As her thoughts wander, Matron wonders what prompted this woman on the table to always try to hide herself, her body, beneath a nun’s habit or scrub suit and mask. Whatever part of her was exposed shone with her beauty, even if her face was surrounded by a wimple. There was a time when the Ethiopian government was persecuting anyone caught proselytizing, and Matron wondered then if she and Sister Mary Joseph Praise should discontinue wearing their habits. But when she saw the younger sister in a skirt and blouse and the reaction men had to her, Matron determined that habits would be better for everyone.
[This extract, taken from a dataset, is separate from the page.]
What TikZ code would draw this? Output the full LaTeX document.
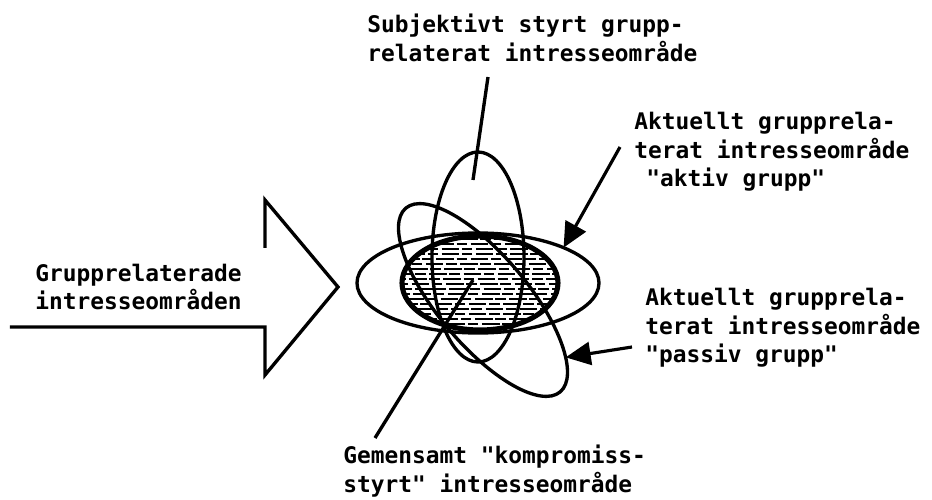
\documentclass[tikz,border=0pt]{standalone}
\usepackage{fontspec}
\newfontfamily\printfont{DejaVu Sans Mono Bold}
\usetikzlibrary{arrows.meta,calc}

\begin{document}
\begin{tikzpicture}[
lbl/.style={
    anchor=west, inner sep=0pt,
    align=left,
    font=\printfont\fontsize{13}{16.2}\selectfont
},
ring/.style={line width=1.9pt},
fat/.style={line width=2.9pt},
hatch/.style={line width=0.65pt, dash pattern=on 6pt off 2pt on 10pt off 1.5pt},
arr/.style={-{Triangle[length=5mm,width=4.6mm]}, line width=1.8pt}
]
\useasboundingbox (0,0) rectangle (18.64,9.98);

% centres of the areas
\coordinate (csubj) at (9.56,4.84);
\coordinate (caktiv) at (9.56,4.32);
\coordinate (ckomp) at (9.6,4.32);
\coordinate (cpassiv) at (9.66,3.98);

% hatched common area
\begin{scope}
\clip (ckomp) ellipse [x radius=1.56, y radius=0.94];
\foreach \y [count=\i] in {3.30,3.40,...,5.35} {
    \pgfmathsetmacro\ph{mod(\i*\i*13+5*\i,23)}
    \draw[hatch, dash phase=\ph pt] (7.9,\y) -- (11.3,\y);
}
\end{scope}

\draw[ring] (csubj) ellipse [x radius=0.92, y radius=2.1];
\draw[ring] (caktiv) ellipse [x radius=2.42, y radius=1.0];
\begin{scope}[shift={(cpassiv)}, rotate=-50]
\draw[ring] (0,0) ellipse [x radius=2.4, y radius=0.9];
\coordinate (tippassiv) at (36:2.4 and 0.9);
\end{scope}
\draw[fat] (ckomp) ellipse [x radius=1.56, y radius=0.94];
\coordinate (tipaktiv) at ($(caktiv)+(45:2.42 and 1.0)$);

% big arrow
\coordinate (a1) at (5.3,5.02);
\coordinate (a2) at (5.3,5.98);
\coordinate (a3) at (6.76,4.24);
\coordinate (a4) at (5.3,2.48);
\coordinate (a5) at (5.3,3.44);
\coordinate (a6) at (0.2,3.44);
\draw[ring] (a1) -- (a2) -- (a3) -- (a4) -- (a5) -- (a6);

% labels
\node[lbl] (lblsubj) at (7.34,9.22) {Subjektivt styrt grupp-\\relaterat intresseområde};
\node[lbl] (lblaktiv) at (12.68,6.94) {Aktuellt grupprela-\\terat intresseområde\\\hspace*{0.24cm}"aktiv grupp"};
\node[lbl] (lblpassiv) at (12.9,3.42) {Aktuellt grupprela-\\terat intresseområde\\"passiv grupp"};
\node[lbl] (lblkomp) at (6.86,0.56) {Gemensamt "kompromiss-\\styrt" intresseområde};
\node[lbl] (lblgrupp) at (0.7,4.24) {Grupprelaterade\\intresseområden};

% pointers
\coordinate (subjtop) at (9.76,8.44);
\coordinate (subjend) at (9.46,6.38);
\coordinate (kompbot) at (7.5,1.22);
\coordinate (kompend) at (9.46,4.38);
\coordinate (aktivtail) at (12.4,7.04);
\coordinate (passivtail) at (12.64,3.04);
\draw[ring] (subjtop) -- (subjend);
\draw[ring] (kompbot) -- (kompend);
\draw[arr] (aktivtail) -- (tipaktiv);
\draw[arr] (passivtail) -- (tippassiv);

\end{tikzpicture}
\end{document}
The Sister was a beautiful, sensual woman, and even her habit did not hide that. She was a woman at peace with God, and her equanimity is what undoubtedly equipped her to work with the rather stern and uncommunicative Thomas Stone. This hospital is where Matron finds her identity—in this place and in this position. She has a maternal affection for those who work here, even the irascible doctor of internal medicine, Ghosh.

A sudden exclamation by one of them, Dr. Hemlatha or Dr. Stone, captures Matron’s attention. She is still feeling woozy and has tried not to look at the bloody work happening at the other end of the table. Now, though, she looks in that direction and what she sees will change her life forever. The doctors and others are gathered around the gaping uterus like “hyenas over carrion.” The rays of the sun are poking through the gaps in arms and hips, directing themselves, it seems to her, directly onto the bloody opening; the uterus rose and glowed in the light as if it were in the very presence of the Holy Ghost. She would like to call it a miracle, but nothing really happened; Matron’s rule for actual miracles is that something must happen. Those rays of light seem to place a seal of holiness on the twins. Their place on earth, in the universe, has been secured for them before they have even been born. Matron knows that nothing, not one thing, will ever be the same for her again.